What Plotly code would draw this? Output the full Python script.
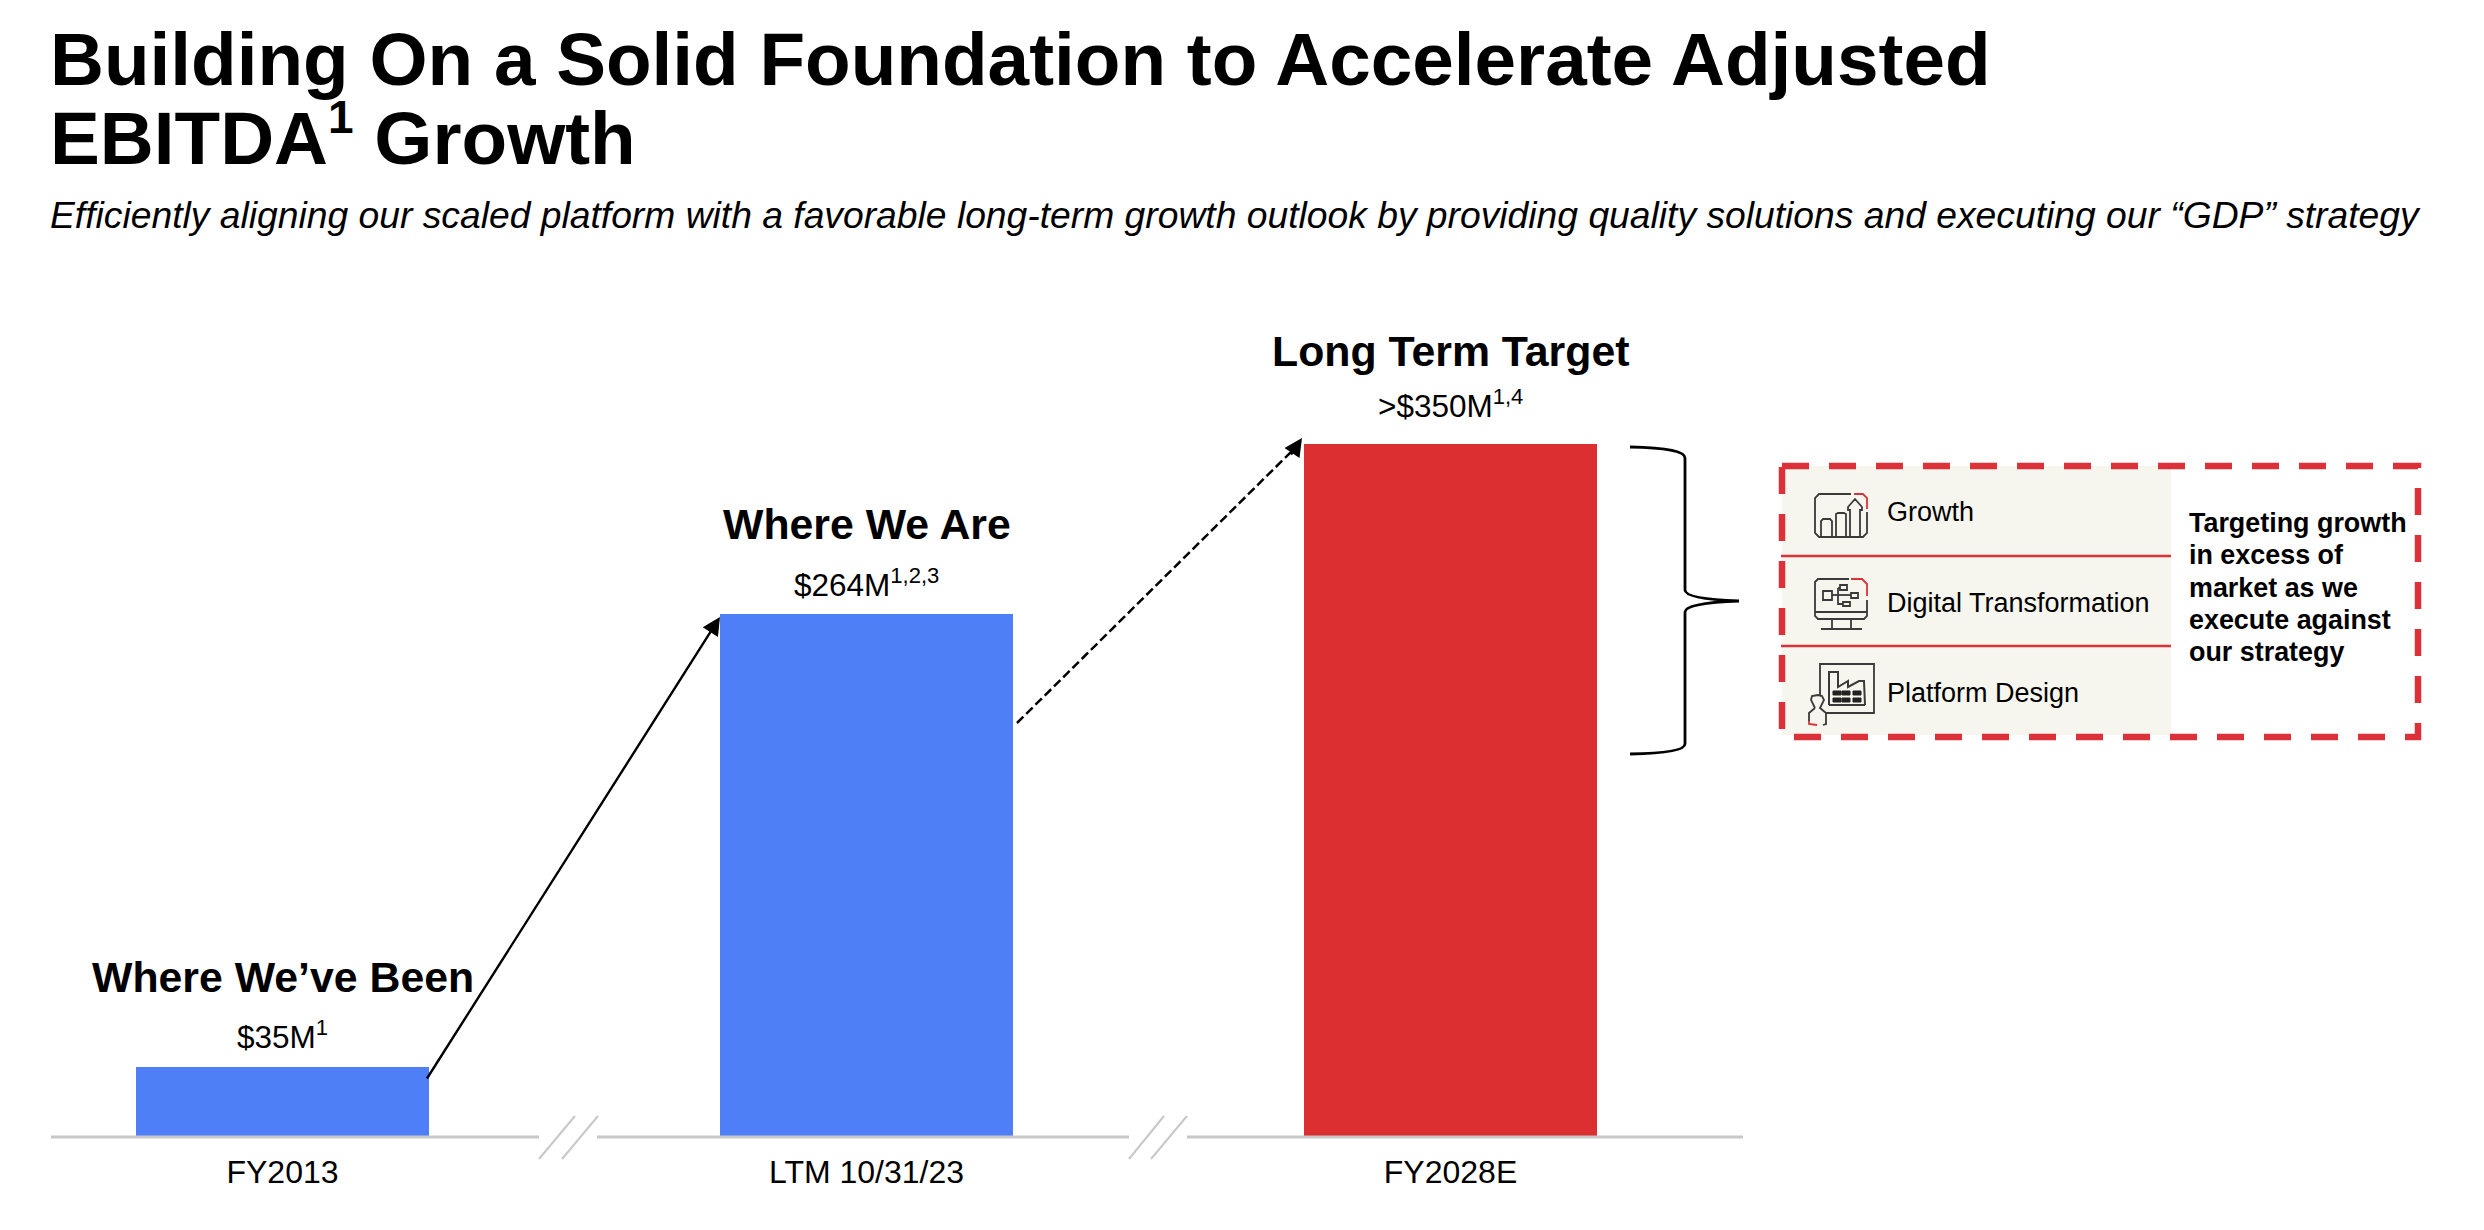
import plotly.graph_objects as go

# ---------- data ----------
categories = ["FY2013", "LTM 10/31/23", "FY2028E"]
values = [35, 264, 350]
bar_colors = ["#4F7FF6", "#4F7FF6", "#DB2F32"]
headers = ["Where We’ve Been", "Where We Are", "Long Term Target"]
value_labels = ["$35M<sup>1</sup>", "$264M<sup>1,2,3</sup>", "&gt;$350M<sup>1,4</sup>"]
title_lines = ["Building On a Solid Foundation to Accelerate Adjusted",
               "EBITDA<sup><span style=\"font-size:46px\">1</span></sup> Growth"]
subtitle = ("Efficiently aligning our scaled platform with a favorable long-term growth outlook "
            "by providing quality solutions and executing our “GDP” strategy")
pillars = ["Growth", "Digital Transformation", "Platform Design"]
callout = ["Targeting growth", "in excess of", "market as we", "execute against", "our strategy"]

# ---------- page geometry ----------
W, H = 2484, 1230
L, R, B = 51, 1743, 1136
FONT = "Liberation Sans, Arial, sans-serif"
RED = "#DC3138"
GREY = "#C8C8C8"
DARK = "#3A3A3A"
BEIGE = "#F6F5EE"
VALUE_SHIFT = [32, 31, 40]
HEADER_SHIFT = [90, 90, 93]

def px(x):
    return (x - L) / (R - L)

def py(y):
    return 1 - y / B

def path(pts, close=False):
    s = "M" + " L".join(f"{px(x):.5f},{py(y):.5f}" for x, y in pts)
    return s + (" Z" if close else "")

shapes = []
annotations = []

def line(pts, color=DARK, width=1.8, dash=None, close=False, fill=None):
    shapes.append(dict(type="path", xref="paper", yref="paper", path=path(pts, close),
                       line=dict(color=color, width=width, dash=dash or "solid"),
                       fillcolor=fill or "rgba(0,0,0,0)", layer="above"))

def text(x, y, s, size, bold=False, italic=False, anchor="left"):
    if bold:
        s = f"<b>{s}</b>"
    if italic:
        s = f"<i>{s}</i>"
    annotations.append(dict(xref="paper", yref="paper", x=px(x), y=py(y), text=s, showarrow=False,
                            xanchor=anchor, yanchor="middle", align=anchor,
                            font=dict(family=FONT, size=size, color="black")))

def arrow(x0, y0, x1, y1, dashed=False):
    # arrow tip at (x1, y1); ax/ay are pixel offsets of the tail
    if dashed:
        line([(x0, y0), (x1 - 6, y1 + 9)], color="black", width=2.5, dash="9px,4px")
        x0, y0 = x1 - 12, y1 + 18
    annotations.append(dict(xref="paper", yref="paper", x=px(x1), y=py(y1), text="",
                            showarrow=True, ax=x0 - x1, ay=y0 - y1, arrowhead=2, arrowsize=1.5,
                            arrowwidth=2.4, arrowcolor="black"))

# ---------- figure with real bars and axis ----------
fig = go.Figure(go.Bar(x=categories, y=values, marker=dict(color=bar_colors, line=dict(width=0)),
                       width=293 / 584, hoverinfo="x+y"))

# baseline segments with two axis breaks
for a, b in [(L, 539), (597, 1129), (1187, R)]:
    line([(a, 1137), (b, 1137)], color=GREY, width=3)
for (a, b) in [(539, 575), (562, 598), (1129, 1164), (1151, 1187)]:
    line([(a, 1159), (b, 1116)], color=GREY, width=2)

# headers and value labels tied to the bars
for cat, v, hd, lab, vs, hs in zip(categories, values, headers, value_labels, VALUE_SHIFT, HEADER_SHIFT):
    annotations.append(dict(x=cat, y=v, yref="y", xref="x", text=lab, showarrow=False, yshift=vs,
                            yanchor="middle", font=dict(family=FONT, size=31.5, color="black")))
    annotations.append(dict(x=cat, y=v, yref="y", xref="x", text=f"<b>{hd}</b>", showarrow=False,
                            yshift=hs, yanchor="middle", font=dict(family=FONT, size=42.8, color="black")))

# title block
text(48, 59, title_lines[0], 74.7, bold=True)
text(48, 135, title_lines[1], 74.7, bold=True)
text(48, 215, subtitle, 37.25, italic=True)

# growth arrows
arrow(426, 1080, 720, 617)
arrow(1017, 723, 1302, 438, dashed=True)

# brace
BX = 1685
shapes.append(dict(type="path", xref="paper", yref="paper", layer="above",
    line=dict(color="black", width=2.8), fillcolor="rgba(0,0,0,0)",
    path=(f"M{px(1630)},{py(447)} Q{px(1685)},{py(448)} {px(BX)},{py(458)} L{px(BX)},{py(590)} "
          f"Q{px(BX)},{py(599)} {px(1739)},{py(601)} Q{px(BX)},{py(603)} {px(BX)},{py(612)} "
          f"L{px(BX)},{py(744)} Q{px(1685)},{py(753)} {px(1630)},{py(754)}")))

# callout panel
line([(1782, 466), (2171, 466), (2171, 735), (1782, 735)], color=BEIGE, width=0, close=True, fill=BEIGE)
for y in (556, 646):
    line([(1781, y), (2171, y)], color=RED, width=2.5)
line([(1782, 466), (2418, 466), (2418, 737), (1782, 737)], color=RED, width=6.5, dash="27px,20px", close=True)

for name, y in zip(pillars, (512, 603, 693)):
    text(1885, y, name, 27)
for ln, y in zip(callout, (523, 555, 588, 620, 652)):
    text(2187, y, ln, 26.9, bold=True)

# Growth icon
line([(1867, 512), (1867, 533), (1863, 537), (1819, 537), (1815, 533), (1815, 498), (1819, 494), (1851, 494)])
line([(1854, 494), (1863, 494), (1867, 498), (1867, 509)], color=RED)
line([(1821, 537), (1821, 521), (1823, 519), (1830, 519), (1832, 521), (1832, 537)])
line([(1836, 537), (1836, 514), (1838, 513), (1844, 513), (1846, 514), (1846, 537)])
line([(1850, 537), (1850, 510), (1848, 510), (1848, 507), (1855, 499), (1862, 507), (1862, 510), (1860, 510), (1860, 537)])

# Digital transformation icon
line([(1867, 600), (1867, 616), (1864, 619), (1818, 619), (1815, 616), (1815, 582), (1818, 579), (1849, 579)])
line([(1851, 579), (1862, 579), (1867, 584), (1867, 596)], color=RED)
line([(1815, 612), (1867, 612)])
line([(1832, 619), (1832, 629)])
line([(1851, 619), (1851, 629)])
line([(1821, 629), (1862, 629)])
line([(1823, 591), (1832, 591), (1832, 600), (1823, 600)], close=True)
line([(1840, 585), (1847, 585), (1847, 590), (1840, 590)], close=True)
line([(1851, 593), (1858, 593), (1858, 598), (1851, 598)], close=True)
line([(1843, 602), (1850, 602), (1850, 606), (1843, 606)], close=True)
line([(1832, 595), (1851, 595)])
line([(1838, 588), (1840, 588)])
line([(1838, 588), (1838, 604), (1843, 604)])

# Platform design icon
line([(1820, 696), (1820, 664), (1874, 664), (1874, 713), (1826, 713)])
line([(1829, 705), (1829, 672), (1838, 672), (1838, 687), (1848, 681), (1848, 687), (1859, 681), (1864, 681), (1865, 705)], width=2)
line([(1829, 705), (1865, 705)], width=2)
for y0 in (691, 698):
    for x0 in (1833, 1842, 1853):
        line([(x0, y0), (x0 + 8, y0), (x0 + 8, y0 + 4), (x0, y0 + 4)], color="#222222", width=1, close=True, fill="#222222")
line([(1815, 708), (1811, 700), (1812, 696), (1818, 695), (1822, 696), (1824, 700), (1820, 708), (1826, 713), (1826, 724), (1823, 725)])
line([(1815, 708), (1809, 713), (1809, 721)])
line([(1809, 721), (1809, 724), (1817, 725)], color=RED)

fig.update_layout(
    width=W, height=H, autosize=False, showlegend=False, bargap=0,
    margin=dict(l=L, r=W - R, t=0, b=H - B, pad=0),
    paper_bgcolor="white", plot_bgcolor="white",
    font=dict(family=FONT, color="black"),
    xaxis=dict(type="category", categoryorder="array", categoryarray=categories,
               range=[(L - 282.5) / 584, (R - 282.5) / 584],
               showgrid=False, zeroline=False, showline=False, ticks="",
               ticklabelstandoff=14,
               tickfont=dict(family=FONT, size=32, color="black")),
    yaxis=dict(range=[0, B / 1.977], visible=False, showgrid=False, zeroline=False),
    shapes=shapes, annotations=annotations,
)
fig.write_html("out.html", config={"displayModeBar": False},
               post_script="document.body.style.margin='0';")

(Short problem)
Everything from the first line to the line with "import plotly.graph_objects as go" must be repeated exactly, and nothing else. Leave the pictures out.

(Response to the exercise)
What Plotly code would draw this? Output the full Python script.
import plotly.graph_objects as go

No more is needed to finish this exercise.